Ему было тридцать четыре года. Жил он в одном их окружающих Ленинград курортных городков – километров за восемьдесят от города. О такой жизни говорят – обычная. Учился. Работал. Имел семью – жену и троих детей. А потом замолчал, ушел из дома, скитался, порой возвращался домой, но никогда ничего не объяснял жене. Не пил, не курил, не связывался ни с какими компаниями, в скитаниях своих был похож на монаха-отшельника. В начале семидесятых годов такие вещи воспринимались куда хуже «обычного и понятного» алкоголизма или бродяжничества. Так Володя оказался в больнице.
Трудным он был пациентом. О таких часто говорят – «не достучаться», о нем хотелось сказать – «не дотянуться».
Он был где-то далек – в каком-то своем мире со своей правдой, которую он знал, а другие – нет.
Он никогда не возмущался, как это бывает со многими, госпитализацией, не требовал выписки, не пытался убеждать, что здоров. Просто он был вне всего этого. Временами он явно слышал что-то, чего никто, кроме него, не слышал. Временами даже сквозь его немногословие просвечивал бред. Но все это – урывками, промельками, намеками, оставляющими простор для множества догадок и сомнений. Его любили и как-то необычайно почтительно к нему относились медсестры – даже те, кто обычно вел себя с больными как грубоватая мамка. Ни разу, даже в состоянии тяжелого возбуждения, ни один больной не поднял на него руку. Его сосед по палате, молчавший три месяца, как-то покосился в его сторону, проговорил: «Не жилец!» – и снова погрузился в молчание.
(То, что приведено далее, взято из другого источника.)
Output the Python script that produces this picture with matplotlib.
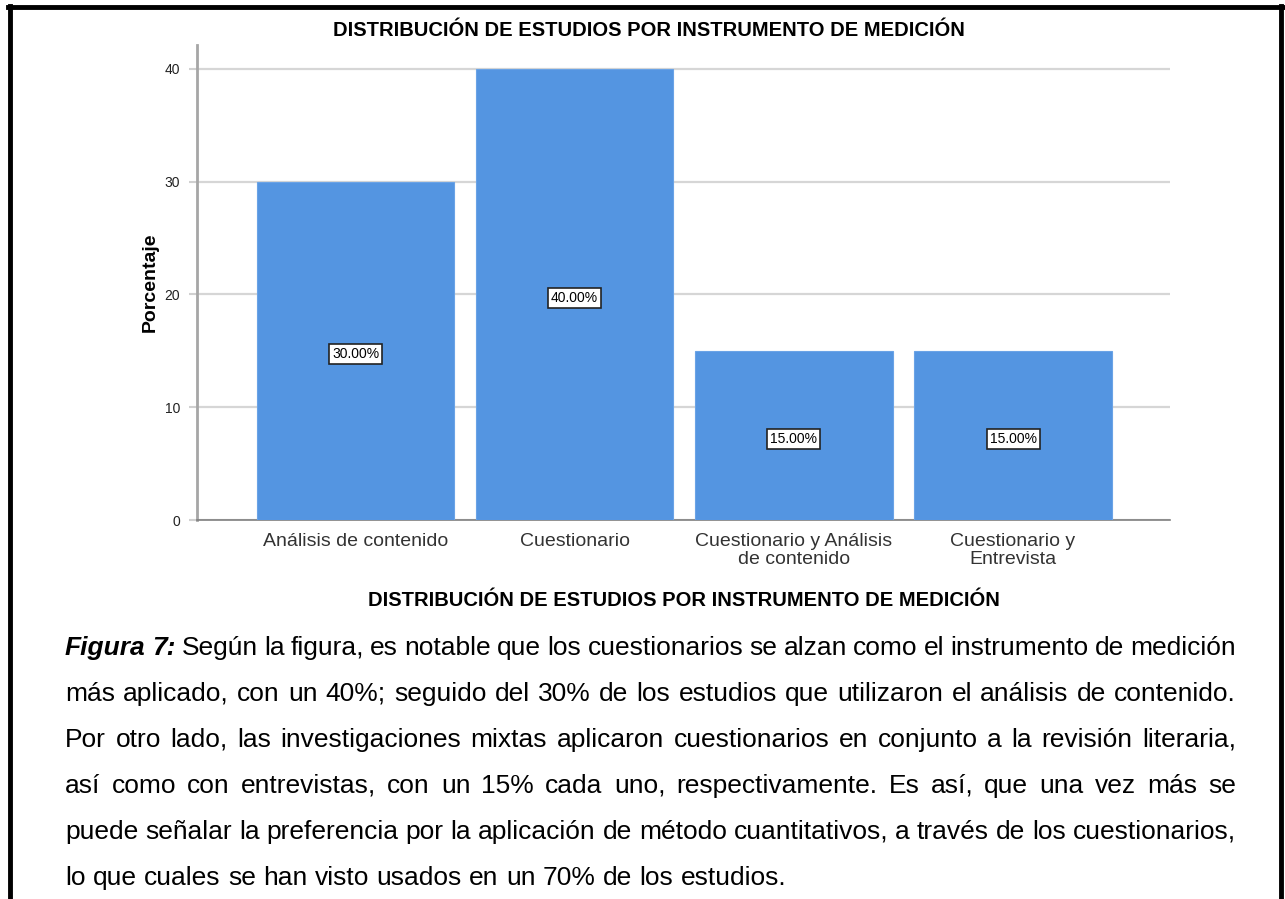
import matplotlib
matplotlib.use("Agg")
import numpy as np
import matplotlib.pyplot as plt
from matplotlib.lines import Line2D

plt.rcParams['font.family'] = ['Liberation Sans', 'DejaVu Sans']

categorias = ["Análisis de contenido", "Cuestionario",
              "Cuestionario y Análisis\nde contenido", "Cuestionario y\nEntrevista"]
porcentajes = [30.0, 40.0, 15.0, 15.0]
yticks = [0, 10, 20, 30, 40]
titulo = "DISTRIBUCIÓN DE ESTUDIOS POR INSTRUMENTO DE MEDICIÓN"
caption_lines = [
    "Figura 7: Según la figura, es notable que los cuestionarios se alzan como el instrumento de medición",
    "más aplicado, con un 40%; seguido del 30% de los estudios que utilizaron el análisis de contenido.",
    "Por otro lado, las investigaciones mixtas aplicaron cuestionarios en conjunto a la revisión literaria,",
    "así como con entrevistas, con un 15% cada uno, respectivamente. Es así, que una vez más se",
    "puede señalar la preferencia por la aplicación de método cuantitativos, a través de los cuestionarios,",
    "lo que cuales se han visto usados en un 70% de los estudios.",
]

W, H = 1285, 899
fig = plt.figure(figsize=(W / 100, H / 100), dpi=100)
fig.patch.set_facecolor('white')

def fx(px): return px / W
def fy(py): return 1 - py / H

ax = fig.add_axes([fx(197), fy(520), fx(1170) - fx(197), fy(45) - fy(520)])
x = np.arange(len(categorias))
ax.bar(x, porcentajes, width=0.9, color='#5495e1', edgecolor='#6aa3e6', linewidth=0.8, zorder=3)
ax.set_xlim(-0.723, 3.716)
ax.set_ylim(0, 42.1)
ax.set_yticks(yticks)
ax.set_yticklabels([str(v) for v in yticks], fontsize=10, color='#222222')
ax.set_xticks(x)
ax.set_xticklabels(categorias, fontsize=14, color='#333333', linespacing=1.1)
ax.tick_params(axis='x', length=0, pad=9)
ax.tick_params(axis='y', length=6, width=1.5, color='#d0d0d0', pad=6)
ax.grid(axis='y', color='#d6d6d6', linewidth=1.6, zorder=0)
for s in ['top', 'right']:
    ax.spines[s].set_visible(False)
ax.spines['left'].set_color('#a6a6a6')
ax.spines['left'].set_linewidth(2)
ax.spines['bottom'].set_color('#7f7f7f')
ax.spines['bottom'].set_linewidth(1.2)

for xi, v in zip(x, porcentajes):
    ax.text(xi, v / 2 - 0.3, f"{v:.2f}%", ha='center', va='center', fontsize=10, color='black',
            bbox=dict(boxstyle='square,pad=0.22', facecolor='white', edgecolor='#222222', linewidth=1.2),
            zorder=5)

ax.set_ylabel("Porcentaje", fontsize=14, fontweight='bold', labelpad=4)
fig.text(fx(649), fy(30), titulo, ha='center', va='center', fontsize=14.5, fontweight='bold')
fig.text(fx(684), fy(601), titulo, ha='center', va='center', fontsize=14.5, fontweight='bold')

# caption, justified by hand
cap_size = 19
L, R = 65, 1236
renderer = fig.canvas.get_renderer()
space_px = 0.278 * cap_size * 100 / 72
y0, dy = 655, 46   # baselines
for i, line in enumerate(caption_lines):
    words = line.split(' ')
    texts = []
    for j, w in enumerate(words):
        bold = (i == 0 and j < 2)
        t = fig.text(0, fy(y0 + i * dy), w, ha='left', va='baseline', fontsize=cap_size,
                     fontweight='bold' if bold else 'normal',
                     fontstyle='italic' if bold else 'normal', color='black')
        texts.append(t)
    widths = [t.get_window_extent(renderer).width for t in texts]
    if i < len(caption_lines) - 1:
        gap = (R - L - sum(widths)) / (len(words) - 1)
        gap = max(gap, 0.3 * space_px)
    else:
        gap = space_px
    xpos = L
    for t, wd in zip(texts, widths):
        t.set_x(fx(xpos))
        xpos += wd + gap

# page frame
fig.add_artist(Line2D([fx(8), fx(1283)], [fy(7), fy(7)], color='black', lw=3.5))
fig.add_artist(Line2D([fx(10), fx(10)], [fy(6), fy(905)], color='black', lw=3.5))
fig.add_artist(Line2D([fx(1281), fx(1281)], [fy(6), fy(905)], color='black', lw=3.5))

fig.savefig("out.png", dpi=100)
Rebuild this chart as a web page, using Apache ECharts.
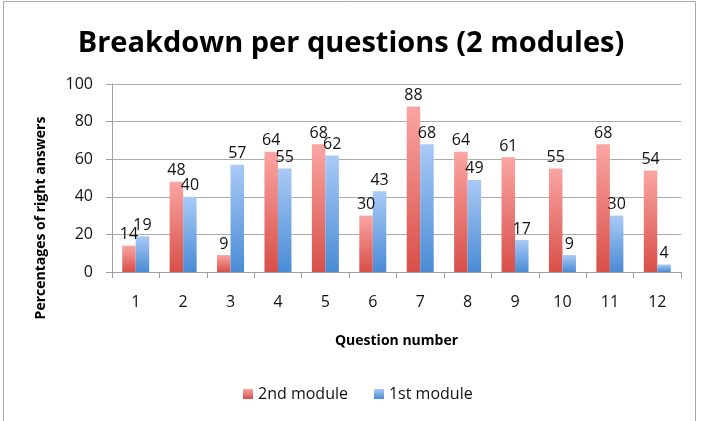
<!DOCTYPE html>
<html>
<head>
<meta charset="utf-8">
<script src="https://cdn.jsdelivr.net/npm/echarts@6/dist/echarts.min.js"></script>
<style>
  html, body { margin: 0; padding: 0; background: #fff; }
  #main { width: 702px; height: 421px; }
</style>
</head>
<body>
<div id="main"></div>
<script>
// data
var questions = ['1', '2', '3', '4', '5', '6', '7', '8', '9', '10', '11', '12'];
var module2 = [14, 48, 9, 64, 68, 30, 88, 64, 61, 55, 68, 54];
var module1 = [19, 40, 57, 55, 62, 43, 68, 49, 17, 9, 30, 4];
var yTicks = [0, 20, 40, 60, 80, 100];

var font = 'Open Sans';

function grad(top, bottom) {
  return new echarts.graphic.LinearGradient(0, 0, 0, 1, [
    { offset: 0, color: top },
    { offset: 1, color: bottom }
  ]);
}

var chart = echarts.init(document.getElementById('main'));

var option = {
  backgroundColor: '#fff',
  animation: false,
  textStyle: { fontFamily: font },
  title: {
    text: 'Breakdown per questions (2 modules)',
    left: 'center',
    top: 24,
    textStyle: { fontFamily: font, fontSize: 29, fontWeight: 'bold', color: '#000' }
  },
  // thin frame round the chart
  graphic: [{
    type: 'rect',
    shape: { x: 3.5, y: 1.5, width: 692, height: 430 },
    style: { fill: null, stroke: '#a8a8a8', lineWidth: 1 },
    silent: true
  }],
  legend: {
    bottom: 14,
    left: 238,
    itemWidth: 10,
    itemHeight: 10,
    itemGap: 26,
    icon: 'rect',
    textStyle: { fontFamily: font, fontSize: 16, color: '#111' },
    data: ['2nd module', '1st module']
  },
  grid: { left: 112, right: 21, top: 84, bottom: 149 },
  xAxis: {
    type: 'category',
    data: questions,
    name: 'Question number',
    nameLocation: 'middle',
    nameGap: 62,
    nameTextStyle: { fontFamily: font, fontSize: 14, fontWeight: 'bold', color: '#000' },
    axisLine: { lineStyle: { color: '#a0a0a0' } },
    axisTick: { show: true, length: 6, lineStyle: { color: '#a0a0a0' } },
    axisLabel: { fontFamily: font, fontSize: 16, color: '#111', margin: 22 }
  },
  yAxis: {
    type: 'value',
    min: yTicks[0],
    max: yTicks[yTicks.length - 1],
    interval: 20,
    name: 'Percentages of right answers',
    nameLocation: 'middle',
    nameGap: 64,
    nameTextStyle: { fontFamily: font, fontSize: 14, fontWeight: 'bold', color: '#000', padding: [0, 80, 0, 0] },
    axisLine: { show: true, lineStyle: { color: '#a0a0a0' } },
    axisTick: { show: true, length: 6, lineStyle: { color: '#a0a0a0' } },
    axisLabel: { fontFamily: font, fontSize: 16, color: '#111', margin: 19 },
    splitLine: { lineStyle: { color: '#ababab' } }
  },
  series: [
    {
      name: '2nd module',
      type: 'bar',
      data: module2,
      barWidth: 13.5,
      barGap: '0%',
      itemStyle: { color: grad('#faa5a3', '#d84f48') },
      label: { show: true, position: 'top', distance: 3, fontFamily: font, fontSize: 16, color: '#111' }
    },
    {
      name: '1st module',
      type: 'bar',
      data: module1,
      barWidth: 13.5,
      itemStyle: { color: grad('#a9caf6', '#4a8bd5') },
      label: { show: true, position: 'top', distance: 3, fontFamily: font, fontSize: 16, color: '#111' }
    }
  ]
};

chart.setOption(option);
</script>
</body>
</html>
Володина «нездешность» – и точно – вызывала такое впечатление даже сама по себе. К тому же он был глубоко депрессивен. Не той, легкоузнаваемой депрессией, в которой и «депрессивная маска» на лице, и заторможенность, и слезы, и мрачно-беспросветные перспективы. Это были глубочайшие печаль и страдание, которые он нес в себе с удивительным достоинством, не прекращая попыток покончить счеты с жизнью. В психиатрической больнице с ее неусыпным надзором за больными сделать это крайне трудно. Володя использовал все возможное и невозможное, пытаясь даже перепилить вены на руках о батарею парового отопления.